"Does the New Testament predict Jesus' return on Rosh Hashanah?"
Yes it does, but not in the way many Christians expect.
The "coming" referred to in the New Testament was fulfilled in the events just preceding the Jewish war, and which then allowed the Temple to be destroyed.
Jesus' ministry brought about the end of the Old Covenant. We see him fulfill the annual feasts not only in his ministry, death, resurrection and ascension, but in a greater level which includes the "firstfruits" church as his body.
His death fulfilled and transformed Passover into Christian communion. His resurrection and ascension fulfilled Firstfruits, after which he sent the promised Spirit at Pentecost. (Notice that 3000 were saved, rather than the 3000 slain at the first Pentecost).
What many Christians don't get is that the Feast of Trumpets was fulfilled in the legal Covenant witness of the apostolic church, gathering a new Israel as an army of holy martyrs. (Revelation itself refers to the "ten days" of testing in 2:10, five and ten being military numbers in the Bible).
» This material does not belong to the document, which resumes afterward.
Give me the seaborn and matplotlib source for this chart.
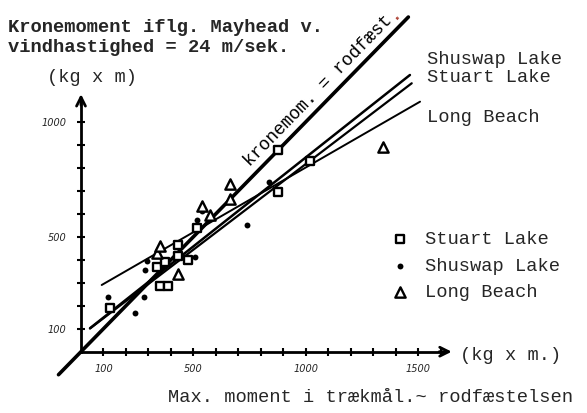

This witness of "Trumpets" led to the fulfillment of the Day of Atonement (Day of "Coverings"), during which Judah herself was finally divided in two: those who received Christ's High Priesthood and those who rejected him. Matthew 23-25 predict this time. The sins of those who believed were covered (as the first goat) and the sins of those who did not, in fact, the blood of all the prophets beginning with Abel fell upon that generation.
All of the Old Testament saints ascended into heaven. And this is the event predicted by Paul in Thessalonians: the first resurrection. Abraham and all the saints received their heavenly country. Josephus records "chariots in the clouds" circling the city.
Once "Jerusalem below" was destroyed, and circumcision finished (at least in God's economy), the Feast of Tabernacles was fulfilled in the completion of a priesthood of all nations (referred to in Zechariah 14:6).
This festal process is also the deep structure of the Revelation. The seven trumpets are the apostolic witness. Jerusalem is referred to as Egypt, Sodom and Babylon. As Egypt, the slaughter of the innocents would be avenged. As Sodom, once the saints had been removed from the city, she would be burned with fire and left sterile, childless, forever. As Babylon, her "sun, moon and stars" would fall, to be replaced by the saints, resurrected and shining (Daniel 12).
The Revelation also uses symbols from Jericho, where priestly trumpets brought down her walls. Israel was "re-circumcised" outside the walls preceding this liturgical warfare, then the priests led the "circumcision of the city" for seven days. Likewise, the apostolic church was circumcised "without hands" as the true Jews (Jews indeed, not just in word, fulfilling the "stoicheia" of Judaism forever). The Romans dug a trench around the city, then built a second wall, crucifying up to 500 escapees from the siege per day. So "the circumcision" whose false doctrine the apostles fought against got what they desired. The Romans had moved in when leading Jews from all over the empire, the hard-liners, were in the city. Rejecting Christ as their Passover, there was "no more sacrifice for sins," and "their table became a snare." Trapped in the city, it seems that a contingent of Jews were converted, possibly remembering the words of Jesus, and were slain. This is what is spoken of in Revelation 14, a "firstfruits" offering ascending to God as the first goat of atonement, leaving the city without any righteous, fully exposed to the wrath of God, with no covering, but "calling the rocks and hills" to cover them.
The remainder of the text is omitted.